What is nationalistic pride anyway? For me, it’s pride in our accomplishments as a people, in our culture and history. It is a collective pride. But more than that, we should be able to find it deep within ourselves; it is not dependent on the success of others. When Manny wins, we are collectively happy because “one of ours” won. But let us be clear: Manny’s win is his; it is not a triumph of the Filipino.

(An aside: some may say it’s the triumph of the Filipino spirit. But what is the difference of the “Filipino spirit” from the never-say-die spirit of the Japanese, or the Americans, or the French?)

In the age of the Internet and worldwide connectivity we need to take a second look at nationalistic pride. More and more I find that the sense of nationalism, while important, will eventually take a back-seat to the bigger sense of humanity. More and more the boundaries between nations are breaking down. What happens in one country affects others. There will be a time when an insular outlook will be passé. (Say goodbye to beauty pageants as we know them.)

So Manny lost. If we’re sad, let it be because we feel sad for an individual’s loss. And we can still be proud of him for giving a good fight; it’s just that Marquez did better. It is not our Filipino-ness that took a beating on the world stage. Relax.

Tuesday, December 04, 2012

The End

Thus ended another fairly tale. So far D and I have counted three break-ups among our friends. Apparently ‘tis not the season to be jolly, fa-la-la-la-la la-la la-la.

Of the Fabcasters, D and I were the first couple to enter into an open relationship months after we got together. It’s not that the other Fabcasters are prudes; in fact, I think the others are also capable of being in one. It’s just that their partners aren’t interested in going open, and for an open relationship to work, it takes two to tango (with others too, hehehe).

Interestingly, D and I are also the only couple who are living together under one roof. We didn’t plan it that way. In fact, early into our relationship D said he didn’t want us to immediately live in together. He wanted to experience what it’s like having a place all to himself, taking care of the rent and the daily cleaning, maintenance and all. But that was before he had to move out of the dorm.

Living together brings the relationship to a different level. D and I have learned and are still learning how to adjust with one another on a day to day basis. Every day we continue to work on our relationship. Some days we encounter friction; some nights we end up giggling and laughing and being sweet with one another. Most days we go through a casual routine. We’re busy with making our marks in this world. We support one another mostly by just being there for each other and being witness to our individual growths.

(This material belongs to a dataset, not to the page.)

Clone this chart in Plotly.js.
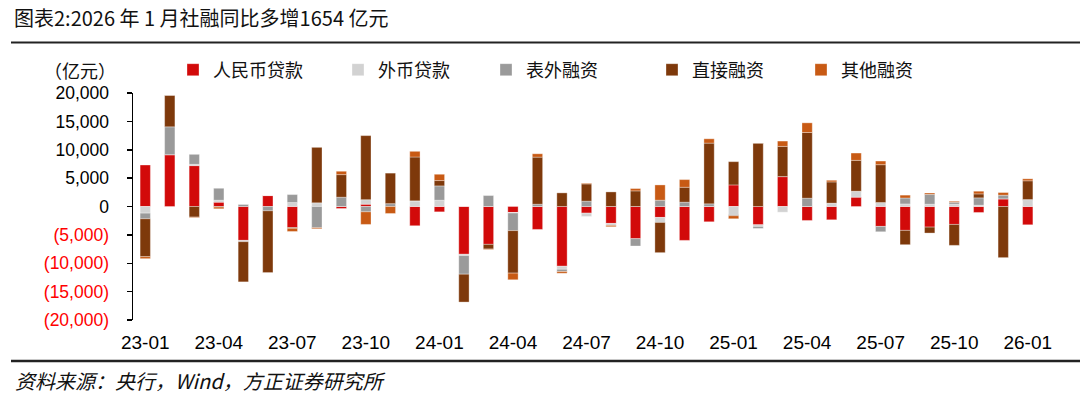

Love may feel like a fairy tale, but staying in a loving relationship isn’t one. There is work involve. But if you both put in the work, there are perks along the way. Staying together under one roof presents new challenges too. But if both of you take on the challenges together, then you both enjoy the benefits also.

Whenever people find out that D and I are now on our second year and counting and they say something like, “Awww, that’s so sweet,” I always fight to keep my eyebrow from lifting up to the high heavens. The reason why most people go all emo when relationships end is because they still think that love is a fairy tale that magically just happens. Get real, fairies. Fairy tales require hard work too. And forever does not exist. If you want infinity, take up math; otherwise, everything else in this universe has an end.

Love yourself and appreciate the different loves you have now instead of hanging on to an unnatural and unrealistic idea of forever. And maybe then you will find out how to really be happy.